Member of the South Dakota Senate
- Assumed office 1985–1992

Personal details
- Born: Karen K. Nelsen October 15, 1942 Deshler, Nebraska, U.S.
- Died: April 3, 2026 (aged 83) Vermillion, South Dakota, U.S.
- Party: Democratic
- Spouse: Theodore R. Muenster Jr.
- Children: 3 (including MK Pritzker)
- Education: Sacred Heart Women's College University of Nebraska–Lincoln
- Occupation: Politician, businesswoman

= Karen Muenster =

American politician (1942–2026)

Karen K. Muenster (née Nelsen; October 15, 1942 – April 3, 2026) was an American politician and businesswoman. A Democrat, she served in the South Dakota Senate from 1985 to 1992 and was the minority whip from 1988 to 1992. She previously served on the Vermillion City Council.

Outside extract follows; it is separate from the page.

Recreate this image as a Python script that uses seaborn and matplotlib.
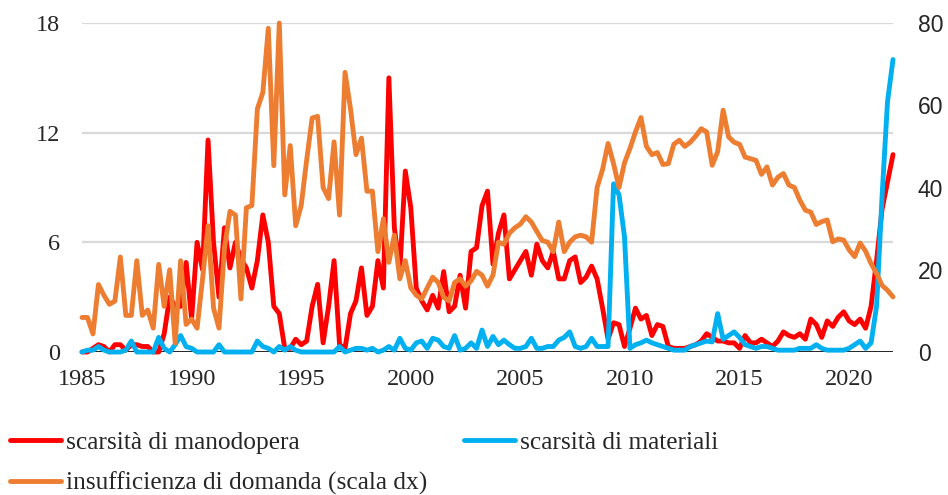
import numpy as np
import pandas as pd
import seaborn as sns
import matplotlib.pyplot as plt

# quarterly values, 1985Q1 - 2022Q1 (one row of 4 per year)
manodopera = [
    0.0, 0.0, 0.2, 0.4,
    0.3, 0.0, 0.4, 0.4,
    0.1, 0.4, 0.4, 0.3,
    0.3, 0.0, 0.0, 1.0,
    3.0, 2.5, 2.5, 4.9,
    1.8, 6.0, 4.5, 11.6,
    6.0, 3.0, 6.8, 4.6,
    6.0, 5.1, 4.6, 3.5,
    5.0, 7.5, 6.0, 2.5,
    2.1, 0.2, 0.2, 0.7,
    0.4, 0.6, 2.5, 3.7,
    0.5, 2.5, 5.0, 0.4,
    0.2, 2.1, 2.8, 4.6,
    2.0, 2.5, 5.0, 3.5,
    15.0, 6.8, 4.5, 9.9,
    7.9, 3.5, 2.8, 2.3,
    3.1, 2.4, 4.4, 2.2,
    2.5, 4.2, 2.4, 5.5,
    5.7, 8.0, 8.8, 4.8,
    6.5, 7.5, 4.0, 4.5,
    5.0, 5.5, 4.2, 5.9,
    5.0, 4.6, 5.5, 4.0,
    4.0, 5.0, 5.2, 3.8,
    4.1, 4.7, 4.0, 2.4,
    0.7, 1.6, 1.5, 0.3,
    1.3, 2.4, 1.8, 2.0,
    0.9, 1.5, 1.4, 0.3,
    0.2, 0.2, 0.2, 0.3,
    0.4, 0.6, 1.0, 0.8,
    0.6, 0.6, 0.5, 0.5,
    0.2, 0.9, 0.5, 0.5,
    0.7, 0.5, 0.3, 0.6,
    1.1, 0.9, 0.8, 1.0,
    0.7, 1.8, 1.5, 0.8,
    1.7, 1.4, 1.9, 2.2,
    1.7, 1.5, 1.8, 1.3,
    2.5, 5.0, 7.8, 9.3,
    10.8,
]

materiali = [
    0.0, 0.1, 0.1, 0.3,
    0.1, 0.0, 0.0, 0.0,
    0.1, 0.6, 0.0, 0.0,
    0.0, 0.0, 0.8, 0.2,
    0.0, 0.4, 0.9, 0.3,
    0.2, 0.0, 0.0, 0.0,
    0.0, 0.4, 0.0, 0.0,
    0.0, 0.0, 0.0, 0.0,
    0.6, 0.3, 0.2, 0.0,
    0.3, 0.1, 0.3, 0.1,
    0.0, 0.0, 0.0, 0.0,
    0.0, 0.0, 0.0, 0.3,
    0.0, 0.1, 0.2, 0.2,
    0.1, 0.2, 0.0, 0.1,
    0.3, 0.1, 0.75, 0.2,
    0.1, 0.5, 0.6, 0.2,
    0.75, 0.65, 0.3, 0.2,
    0.9, 0.1, 0.2, 0.5,
    0.2, 1.2, 0.3, 0.85,
    0.4, 0.65, 0.4, 0.2,
    0.2, 0.3, 0.75, 0.2,
    0.2, 0.3, 0.3, 0.65,
    0.8, 1.1, 0.3, 0.2,
    0.3, 0.75, 0.3, 0.3,
    0.3, 9.2, 8.6, 6.3,
    0.2, 0.4, 0.5, 0.65,
    0.5, 0.4, 0.3, 0.2,
    0.1, 0.1, 0.1, 0.3,
    0.4, 0.5, 0.6, 0.55,
    2.1, 0.7, 0.9, 1.1,
    0.8, 0.4, 0.3, 0.2,
    0.3, 0.3, 0.2, 0.1,
    0.1, 0.1, 0.1, 0.2,
    0.2, 0.2, 0.4, 0.2,
    0.1, 0.1, 0.1, 0.1,
    0.2, 0.4, 0.6, 0.2,
    0.5, 2.5, 8.5, 13.7,
    16.0,
]

# scala dx
domanda = [
    8.4, 8.4, 4.4, 16.4,
    13.8, 11.6, 12.4, 23.1,
    8.9, 8.9, 22.2, 8.9,
    10.2, 5.8, 21.3, 11.1,
    20.0, 2.2, 22.2, 6.7,
    8.0, 5.8, 17.8, 30.7,
    10.7, 5.8, 25.3, 34.2,
    33.3, 12.9, 35.1, 35.6,
    59.1, 63.1, 78.7, 45.3,
    80.0, 38.2, 50.2, 30.7,
    35.6, 46.7, 56.9, 57.3,
    40.0, 37.3, 51.1, 33.3,
    68.0, 59.1, 48.0, 52.0,
    39.1, 39.1, 24.4, 32.4,
    21.8, 28.4, 17.8, 22.2,
    15.6, 13.8, 12.9, 15.6,
    18.2, 16.9, 13.3, 12.4,
    16.9, 17.8, 16.0, 17.3,
    19.6, 18.7, 16.0, 18.7,
    26.7, 26.2, 28.9, 30.2,
    31.1, 32.9, 31.6, 29.3,
    27.1, 26.7, 24.4, 31.6,
    24.4, 26.7, 28.0, 28.4,
    28.0, 26.7, 40.0, 44.4,
    50.7, 45.8, 40.0, 46.0,
    49.5, 53.5, 57.0, 50.0,
    48.0, 48.5, 45.6, 45.8,
    50.5, 51.5, 50.0, 51.0,
    52.5, 54.3, 53.5, 45.4,
    48.7, 58.8, 52.3, 51.0,
    50.5, 47.4, 47.0, 46.6,
    43.2, 45.0, 40.6, 42.5,
    43.4, 40.6, 40.0, 36.9,
    34.5, 34.0, 31.0, 31.7,
    32.1, 26.8, 27.5, 27.2,
    24.8, 23.2, 26.5, 24.5,
    21.5, 19.1, 16.2, 15.0,
    13.4,
]

labels = ['scarsità di manodopera', 'scarsità di materiali',
          'insufficienza di domanda (scala dx)']
year_ticks = [1985, 1990, 1995, 2000, 2005, 2010, 2015, 2020]

sns.set_style("white")
plt.rcParams['font.family'] = ['Liberation Serif', 'DejaVu Serif']

t = 1985 + np.arange(len(manodopera)) / 4
df = pd.DataFrame({'t': t, 'manodopera': manodopera,
                   'materiali': materiali, 'domanda': domanda})

fig = plt.figure(figsize=(9.48, 4.95), dpi=100)
ax = fig.add_axes([82/948, 1 - 352/495, (893 - 82)/948, (352 - 23)/495])
ax2 = ax.twinx()

for yv in [6, 12, 18]:
    ax.axhline(yv, color='#D9D9D9', lw=1.6, zorder=0)
ax.axhline(0, color='black', lw=1.2, zorder=1)

sns.lineplot(data=df, x='t', y='manodopera', ax=ax, color='#FF0000', lw=3.5,
             legend=False, clip_on=False)
sns.lineplot(data=df, x='t', y='materiali', ax=ax, color='#00B0F0', lw=3.5,
             legend=False, clip_on=False)
sns.lineplot(data=df, x='t', y='domanda', ax=ax2, color='#ED7D31', lw=3.5,
             legend=False, clip_on=False)

ax.set_xlim(1985, 2022)
ax.set_ylim(0, 18)
ax2.set_ylim(0, 80)
ax.set_xticks(year_ticks)
ax.set_xticklabels([str(y) for y in year_ticks], fontsize=17.5)
ax.set_yticks([0, 6, 12, 18])
ax.set_yticklabels(['0', '6', '12', '18'], fontsize=17.5)
ax2.set_yticks([0, 20, 40, 60, 80])
ax2.set_yticklabels(['0', '20', '40', '60', '80'], fontsize=16.5,
                    family='Liberation Sans')
ax.tick_params(axis='x', length=0, pad=12)
ax.tick_params(axis='y', length=0, pad=16)
ax2.tick_params(axis='y', length=0, pad=18)
for a in (ax, ax2):
    a.set_xlabel('')
    a.set_ylabel('')
    for s in a.spines.values():
        s.set_visible(False)

l_mano, l_mat = ax.lines[-2], ax.lines[-1]
l_dom = ax2.lines[-1]
fig.legend([l_mano, l_dom, l_mat], [labels[0], labels[2], labels[1]],
           loc='upper left', bbox_to_anchor=(10/948, 1 - 431/495), ncol=2,
           frameon=False, fontsize=18.3, handlelength=2.0, handletextpad=0.2,
           columnspacing=1.45, labelspacing=0.72, borderpad=0, borderaxespad=0)

fig.savefig('out.png', dpi=100)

== Early life and education ==
Muenster was born on October 15, 1942, in Deshler, Nebraska. She grew up in Hebron, Nebraska. She was educated at private Catholic institutions, graduating from Mount Carmel Academy and Sacred Heart Women's College in Wichita, Kansas. Muenster went on to attend the University of Nebraska–Lincoln, where she was a member of Alpha Xi Delta and served as president of the Young Democrats.

== Career ==
Muenster was a businesswoman and a self-employed historic property renovator.

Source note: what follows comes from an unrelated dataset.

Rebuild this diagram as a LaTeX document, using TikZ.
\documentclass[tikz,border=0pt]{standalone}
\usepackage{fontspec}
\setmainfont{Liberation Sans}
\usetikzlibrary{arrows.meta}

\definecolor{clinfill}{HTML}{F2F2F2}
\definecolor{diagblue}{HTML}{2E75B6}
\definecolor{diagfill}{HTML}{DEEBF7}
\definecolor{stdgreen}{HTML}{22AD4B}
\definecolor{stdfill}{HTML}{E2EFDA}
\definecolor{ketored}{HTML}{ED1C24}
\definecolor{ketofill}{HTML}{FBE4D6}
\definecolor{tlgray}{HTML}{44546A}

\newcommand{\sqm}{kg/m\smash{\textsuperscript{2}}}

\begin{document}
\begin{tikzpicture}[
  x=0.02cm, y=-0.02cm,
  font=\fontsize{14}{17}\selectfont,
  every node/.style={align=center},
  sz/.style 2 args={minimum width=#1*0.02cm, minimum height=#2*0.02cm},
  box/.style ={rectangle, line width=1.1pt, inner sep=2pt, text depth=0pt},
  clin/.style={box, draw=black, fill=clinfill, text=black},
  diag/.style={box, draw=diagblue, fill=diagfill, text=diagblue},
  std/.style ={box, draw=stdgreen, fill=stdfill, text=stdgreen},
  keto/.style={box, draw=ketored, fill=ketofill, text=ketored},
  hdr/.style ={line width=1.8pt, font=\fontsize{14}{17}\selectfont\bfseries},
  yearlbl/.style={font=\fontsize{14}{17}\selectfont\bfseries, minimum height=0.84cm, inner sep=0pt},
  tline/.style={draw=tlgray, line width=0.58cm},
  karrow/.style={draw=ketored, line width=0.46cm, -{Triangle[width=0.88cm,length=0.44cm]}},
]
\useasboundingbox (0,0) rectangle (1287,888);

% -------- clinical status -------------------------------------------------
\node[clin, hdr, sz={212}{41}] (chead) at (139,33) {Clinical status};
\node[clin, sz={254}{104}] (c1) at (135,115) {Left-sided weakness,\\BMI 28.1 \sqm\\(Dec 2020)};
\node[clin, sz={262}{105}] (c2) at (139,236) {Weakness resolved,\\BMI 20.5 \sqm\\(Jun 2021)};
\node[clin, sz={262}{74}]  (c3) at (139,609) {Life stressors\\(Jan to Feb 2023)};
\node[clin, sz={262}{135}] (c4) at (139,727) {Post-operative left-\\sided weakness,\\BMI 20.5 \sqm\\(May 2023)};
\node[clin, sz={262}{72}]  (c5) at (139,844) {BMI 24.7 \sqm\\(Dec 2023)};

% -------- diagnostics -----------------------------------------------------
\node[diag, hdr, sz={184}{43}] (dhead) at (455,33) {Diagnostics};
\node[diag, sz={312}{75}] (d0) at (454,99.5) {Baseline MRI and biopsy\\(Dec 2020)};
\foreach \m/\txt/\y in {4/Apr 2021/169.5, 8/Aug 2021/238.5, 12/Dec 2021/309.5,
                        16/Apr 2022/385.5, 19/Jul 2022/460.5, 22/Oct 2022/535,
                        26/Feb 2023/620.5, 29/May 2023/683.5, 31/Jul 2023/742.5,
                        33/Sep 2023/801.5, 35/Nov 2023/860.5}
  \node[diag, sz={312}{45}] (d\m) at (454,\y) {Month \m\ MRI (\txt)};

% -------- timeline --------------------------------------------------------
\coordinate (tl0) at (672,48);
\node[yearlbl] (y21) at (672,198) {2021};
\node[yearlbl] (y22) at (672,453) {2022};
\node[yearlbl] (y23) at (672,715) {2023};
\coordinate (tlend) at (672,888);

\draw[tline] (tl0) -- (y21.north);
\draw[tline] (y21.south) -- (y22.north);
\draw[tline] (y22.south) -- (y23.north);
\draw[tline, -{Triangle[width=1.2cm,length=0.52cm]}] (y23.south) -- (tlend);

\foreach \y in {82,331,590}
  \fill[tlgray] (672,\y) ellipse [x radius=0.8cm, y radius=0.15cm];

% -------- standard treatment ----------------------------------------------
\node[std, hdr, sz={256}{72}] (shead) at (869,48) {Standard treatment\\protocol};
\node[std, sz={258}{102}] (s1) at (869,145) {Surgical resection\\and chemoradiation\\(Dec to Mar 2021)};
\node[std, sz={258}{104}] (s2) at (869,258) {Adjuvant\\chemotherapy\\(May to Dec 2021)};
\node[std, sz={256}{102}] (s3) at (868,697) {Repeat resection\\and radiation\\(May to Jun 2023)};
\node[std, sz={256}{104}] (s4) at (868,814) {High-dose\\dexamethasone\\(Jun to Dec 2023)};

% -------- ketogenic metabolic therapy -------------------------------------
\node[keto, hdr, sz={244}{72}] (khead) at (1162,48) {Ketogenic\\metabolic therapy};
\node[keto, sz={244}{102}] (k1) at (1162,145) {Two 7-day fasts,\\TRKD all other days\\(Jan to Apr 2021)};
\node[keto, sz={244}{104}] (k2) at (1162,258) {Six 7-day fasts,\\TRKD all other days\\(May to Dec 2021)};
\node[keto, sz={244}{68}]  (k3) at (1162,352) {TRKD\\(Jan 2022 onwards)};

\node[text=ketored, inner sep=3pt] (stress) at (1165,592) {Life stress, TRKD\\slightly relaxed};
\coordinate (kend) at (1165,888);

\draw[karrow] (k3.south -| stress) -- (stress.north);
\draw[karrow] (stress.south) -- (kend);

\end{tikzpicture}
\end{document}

She began her political career serving on the Vermillion, South Dakota city council. She was elected to serve in the South Dakota Senate in 1984 as a representative of the fifteenth district in northern Sioux Falls. She was reelected in 1986 and in 1988, serving in the senate from 1985 to 1992. She was appointed to the executive board of the Legislative Research Council in 1987 and was elected Democratic minority whip in 1988. She served on the state affairs, judiciary, and commerce committees.

Muenster was a member of the 1986 National Democratic Policy Commission, served as precinct committeewoman of the National Democratic Women's Club, and was a board member of the Civic Fine Arts Board.

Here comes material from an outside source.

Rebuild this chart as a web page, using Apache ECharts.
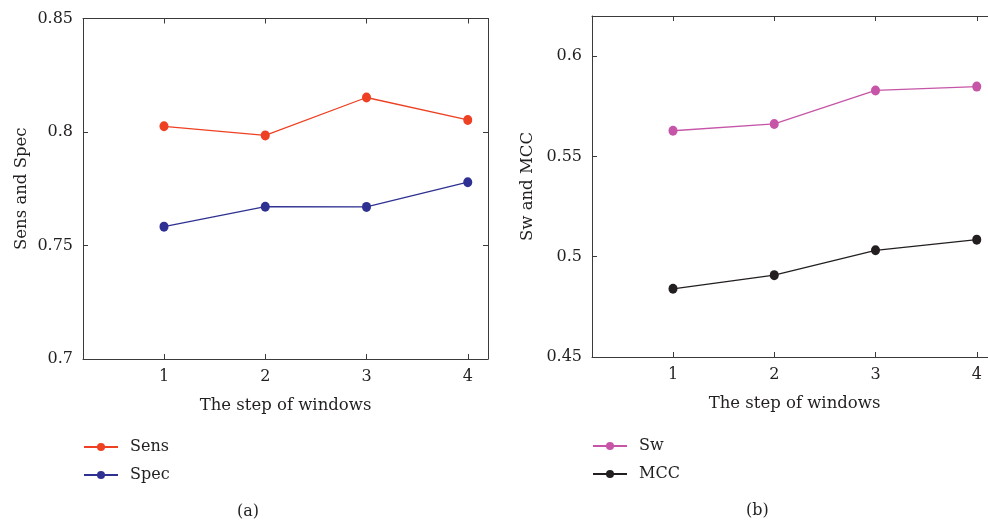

== Personal life and death ==
Muenster married Theodore R. "Ted" Muenster Jr., a native of Beatrice, Nebraska whom she met in college, and moved with him to South Dakota in 1967. They lived in Vermillion, Pierre and Sioux Falls, and had three children, Ted, Tom, and Mary Kathryn.

Muenster died from complications of Alzheimer's disease in Vermillion on April 3, 2026, at the age of 83. Her funeral will take place at St. Agnes Catholic Church in Vermillion.

== Legacy ==
In 2009, the Theodore R. and Karen K. Muenster University Center at the University of South Dakota was named in honor of Muenster and her husband for their contributions to the school.